E tem mais: o sucesso da Duchy Originals foi parar ultimamente no currículo de Charles, como um sinal de que, apesar das aparências, ele enxerga muitos palmos adiante do nariz. Ou não teria fundado essa dinastia de alimentos orgânicos em 1992, com um biscoito de aveia que exigiu um ano e meio de testes antes de receber, em cada bolacha, o brasão do Duque da Cornualha. Dez anos depois, discursando no aniversário da empresa, o príncipe resumiu numa frase a receita de todos os seus produtos: fazer comida da mais alta qualidade, com métodos tradicionais e tecnologia de ponta, respeitando ao mesmo tempo o meio ambiente e os costumes do campo.
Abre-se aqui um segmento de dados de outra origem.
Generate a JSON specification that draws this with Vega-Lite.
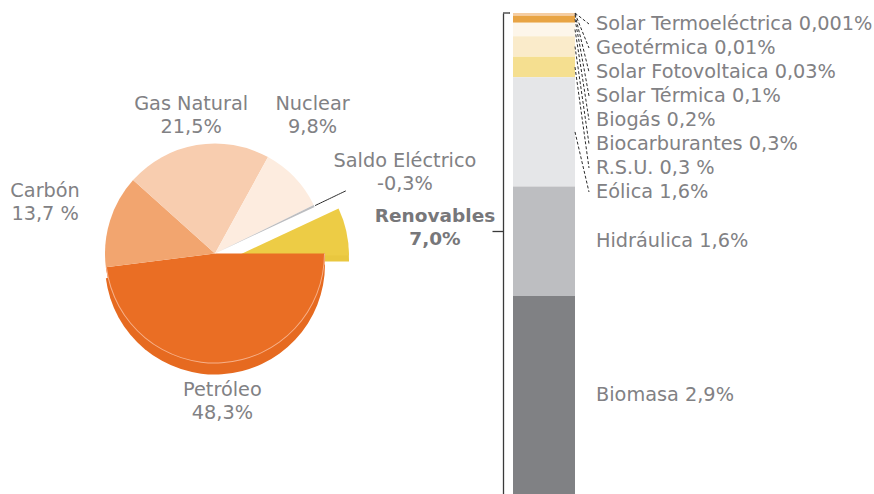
{
  "$schema": "https://vega.github.io/schema/vega-lite/v6.json",
  "padding": 0,
  "background": "white",
  "bounds": "flush",
  "center": true,
  "spacing": 83,
  "resolve": {"scale": {"color": "independent", "theta": "independent"}},
  "config": {
    "view": {"stroke": null},
    "text": {"font": "DejaVu Sans", "fontSize": 19.3, "color": "#818184"}
  },
  "hconcat": [
    {
      "width": 430,
      "height": 507,
      "data": {
        "values": [
          {"fuente": "Petróleo", "valor": 48.3, "etiqueta": "Petróleo\n48,3%"},
          {"fuente": "Carbón", "valor": 13.7, "etiqueta": "Carbón\n13,7 %"},
          {"fuente": "Gas Natural", "valor": 21.5, "etiqueta": "Gas Natural\n21,5%"},
          {"fuente": "Nuclear", "valor": 9.8, "etiqueta": "Nuclear\n9,8%"},
          {"fuente": "Saldo Eléctrico", "valor": 0.3, "etiqueta": "Saldo Eléctrico\n-0,3%"},
          {"fuente": "Renovables", "valor": 7.0, "etiqueta": "Renovables\n7,0%"}
        ]
      },
      "transform": [
        {"window": [{"op": "row_number", "as": "n"}]},
        {"stack": "valor", "groupby": [], "sort": [{"field": "n"}], "as": ["t0", "t1"]},
        {"calculate": "(datum.t0 + datum.t1) / 2", "as": "tm"}
      ],
      "layer": [
        {
          "transform": [{"filter": "datum.fuente == 'Renovables'"}],
          "mark": {"type": "arc", "outerRadius": 111, "xOffset": 23, "yOffset": 8, "color": "#E9C73F"},
          "encoding": {
            "theta": {"field": "t0", "type": "quantitative", "scale": {"domain": [0, 100.6], "range": [1.5708, 7.854], "zero": true, "nice": false}},
            "theta2": {"field": "t1"}
          }
        },
        {
          "transform": [{"filter": "datum.fuente == 'Renovables'"}],
          "mark": {"type": "arc", "outerRadius": 111, "xOffset": 23, "yOffset": 2, "color": "#EDCC45"},
          "encoding": {
            "theta": {"field": "t0", "type": "quantitative"},
            "theta2": {"field": "t1"}
          }
        },
        {
          "transform": [{"filter": "datum.fuente == 'Petróleo'"}],
          "mark": {"type": "arc", "outerRadius": 110, "yOffset": 11, "color": "#E66A20"},
          "encoding": {
            "theta": {"field": "t0", "type": "quantitative"},
            "theta2": {"field": "t1"}
          }
        },
        {
          "transform": [{"filter": "datum.fuente != 'Renovables'"}],
          "mark": {"type": "arc", "outerRadius": 110},
          "encoding": {
            "theta": {"field": "t0", "type": "quantitative"},
            "theta2": {"field": "t1"},
            "color": {
              "field": "fuente",
              "type": "nominal",
              "legend": null,
              "scale": {
                "domain": ["Petróleo", "Carbón", "Gas Natural", "Nuclear", "Saldo Eléctrico", "Renovables"],
                "range": ["#EA6E24", "#F2A56F", "#F8CDAF", "#FDECDF", "#BCBDC0", "#EDCC45"]
              }
            }
          }
        },
        {
          "transform": [{"filter": "datum.fuente == 'Petróleo'"}],
          "mark": {"type": "arc", "innerRadius": 109, "outerRadius": 110, "color": "#F6B089"},
          "encoding": {
            "theta": {"field": "t0", "type": "quantitative"},
            "theta2": {"field": "t1"}
          }
        },
        {
          "transform": [{"filter": "datum.fuente == 'Saldo Eléctrico'"}],
          "mark": {"type": "arc", "filled": false, "innerRadius": 111, "outerRadius": 145, "color": "#2b2b2b", "strokeWidth": 1, "strokeDash": [2, 2]},
          "encoding": {
            "theta": {"field": "tm", "type": "quantitative"},
            "theta2": {"field": "tm"}
          }
        },
        {
          "transform": [{"filter": "datum.fuente == 'Petróleo'"}],
          "mark": {"type": "text", "radius": 150, "dx": -2, "dy": -13, "align": "center", "baseline": "middle", "lineBreak": "\n", "lineHeight": 23},
          "encoding": {
            "theta": {"field": "tm", "type": "quantitative"},
            "text": {"field": "etiqueta"}
          }
        },
        {
          "transform": [{"filter": "datum.fuente == 'Gas Natural'"}],
          "mark": {"type": "text", "radius": 142, "dy": -10, "align": "center", "baseline": "middle", "lineBreak": "\n", "lineHeight": 23},
          "encoding": {
            "theta": {"field": "tm", "type": "quantitative"},
            "text": {"field": "etiqueta"}
          }
        },
        {
          "transform": [{"filter": "datum.fuente == 'Carbón'"}],
          "mark": {"type": "text", "radius": 178, "dy": -9, "align": "center", "baseline": "middle", "lineBreak": "\n", "lineHeight": 23},
          "encoding": {
            "theta": {"field": "tm", "type": "quantitative"},
            "text": {"field": "etiqueta"}
          }
        },
        {
          "transform": [{"filter": "datum.fuente == 'Nuclear'"}],
          "mark": {"type": "text", "radius": 168, "dx": -24, "dy": -34, "align": "center", "baseline": "middle", "lineBreak": "\n", "lineHeight": 23},
          "encoding": {
            "theta": {"field": "tm", "type": "quantitative"},
            "text": {"field": "etiqueta"}
          }
        },
        {
          "transform": [{"filter": "datum.fuente == 'Saldo Eléctrico'"}],
          "mark": {"type": "text", "radius": 205, "dx": 5, "dy": -4, "align": "center", "baseline": "middle", "lineBreak": "\n", "lineHeight": 23},
          "encoding": {
            "theta": {"field": "tm", "type": "quantitative"},
            "text": {"field": "etiqueta"}
          }
        },
        {
          "transform": [{"filter": "datum.fuente == 'Renovables'"}],
          "mark": {"type": "text", "radius": 210, "dx": 15, "dy": 8, "align": "center", "baseline": "middle", "lineBreak": "\n", "lineHeight": 23, "fontWeight": "bold", "fontSize": 18.5, "color": "#77777a"},
          "encoding": {
            "theta": {"field": "tm", "type": "quantitative"},
            "text": {"field": "etiqueta"}
          }
        }
      ]
    },
    {
      "width": 62,
      "height": 481,
      "data": {
        "values": [
          {"fuente": "Solar Termoeléctrica", "valor": 0.001, "etiqueta": "Solar Termoeléctrica 0,001%", "grupo": "Renovables"},
          {"fuente": "Geotérmica", "valor": 0.01, "etiqueta": "Geotérmica 0,01%", "grupo": "Renovables"},
          {"fuente": "Solar Fotovoltaica", "valor": 0.03, "etiqueta": "Solar Fotovoltaica 0,03%", "grupo": "Renovables"},
          {"fuente": "Solar Térmica", "valor": 0.1, "etiqueta": "Solar Térmica 0,1%", "grupo": "Renovables"},
          {"fuente": "Biogás", "valor": 0.2, "etiqueta": "Biogás 0,2%", "grupo": "Renovables"},
          {"fuente": "Biocarburantes", "valor": 0.3, "etiqueta": "Biocarburantes 0,3%", "grupo": "Renovables"},
          {"fuente": "R.S.U.", "valor": 0.3, "etiqueta": "R.S.U. 0,3 %", "grupo": "Renovables"},
          {"fuente": "Eólica", "valor": 1.6, "etiqueta": "Eólica 1,6%", "grupo": "Renovables"},
          {"fuente": "Hidráulica", "valor": 1.6, "etiqueta": "Hidráulica 1,6%", "grupo": "Renovables"},
          {"fuente": "Biomasa", "valor": 2.9, "etiqueta": "Biomasa 2,9%", "grupo": "Renovables"}
        ]
      },
      "transform": [
        {"window": [{"op": "row_number", "as": "n"}]},
        {"stack": "valor", "groupby": [], "sort": [{"field": "n", "order": "descending"}], "as": ["y0", "y1"]},
        {"calculate": "(datum.y0 + datum.y1) / 2", "as": "ym"},
        {"calculate": "datum.n <= 8 ? 7.2313 - 0.35131 * datum.n : datum.ym", "as": "ly"}
      ],
      "layer": [
        {
          "mark": {"type": "bar"},
          "encoding": {
            "x": {"field": "grupo", "type": "nominal", "axis": null, "scale": {"paddingInner": 0, "paddingOuter": 0}},
            "y": {
              "field": "y0",
              "type": "quantitative",
              "scale": {"nice": false, "zero": true},
              "axis": {
                "orient": "left",
                "offset": 10,
                "title": null,
                "labels": false,
                "grid": false,
                "domain": true,
                "domainColor": "#3a3a3a",
                "domainWidth": 1.3,
                "ticks": true,
                "values": [3.85],
                "tickColor": "#3a3a3a",
                "tickWidth": 1.3,
                "tickSize": 11
              }
            },
            "y2": {"field": "y1"},
            "color": {
              "field": "fuente",
              "type": "nominal",
              "legend": null,
              "scale": {
                "domain": ["Solar Termoeléctrica", "Geotérmica", "Solar Fotovoltaica", "Solar Térmica", "Biogás", "Biocarburantes", "R.S.U.", "Eólica", "Hidráulica", "Biomasa"],
                "range": ["#E69A3C", "#F0BC80", "#F5CDA3", "#E8A444", "#FDF6EA", "#FAEBCA", "#F5DF90", "#E5E6E8", "#BDBEC1", "#808184"]
              }
            }
          }
        },
        {
          "transform": [{"filter": "datum.n == 1"}],
          "mark": {"type": "rule", "color": "#3a3a3a", "strokeWidth": 1.3, "xOffset": -41, "x2Offset": -34},
          "encoding": {
            "x": {"field": "grupo", "type": "nominal"},
            "x2": {"field": "grupo"},
            "y": {"field": "y1", "type": "quantitative"}
          }
        },
        {
          "transform": [{"filter": "datum.n <= 8"}],
          "mark": {"type": "rule", "color": "#2b2b2b", "strokeWidth": 1, "strokeDash": [3, 2], "xOffset": 31, "x2Offset": 45},
          "encoding": {
            "x": {"field": "grupo", "type": "nominal"},
            "x2": {"field": "grupo"},
            "y": {"field": "ym", "type": "quantitative"},
            "y2": {"field": "ly"}
          }
        },
        {
          "mark": {"type": "text", "align": "left", "baseline": "middle", "dx": 52},
          "encoding": {
            "x": {"field": "grupo", "type": "nominal"},
            "y": {"field": "ly", "type": "quantitative"},
            "text": {"field": "etiqueta"}
          }
        }
      ]
    }
  ]
}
E não é que deu certo? Desde 1999, a Duchy Originals dá lucro. De lá para cá, rendeu o equivalente a 18 milhões de reais, limpos, que foram integralmente recolhidos ao fundo de benemerência que Charles distribui entre escolas públicas e outras instituições de caridade. Em 2003, lançou uma linha de móveis de carvalho, feitos em madeira certificada dos bosques de Herefordshire e desenhados pelos arquitetos Leon Krier e Stephen Florence a partir dos bancos, mesas e cadeiras dos jardins privados de Highgrove.

Para esta Páscoa, a marca criou especialmente um ovo de chocolate amargo com recheio de laranja que promete transformar a Semana Santa numa “extravagância” de “luxo decadente”. Sai por 50 euros a caixa. Mas, ao contrário do que acontecerá no dia 8 de abril com a cerimônioa reservada do casamento com Camilla, pelo menos para esta festa ninguém pode dizer que não foi convidado.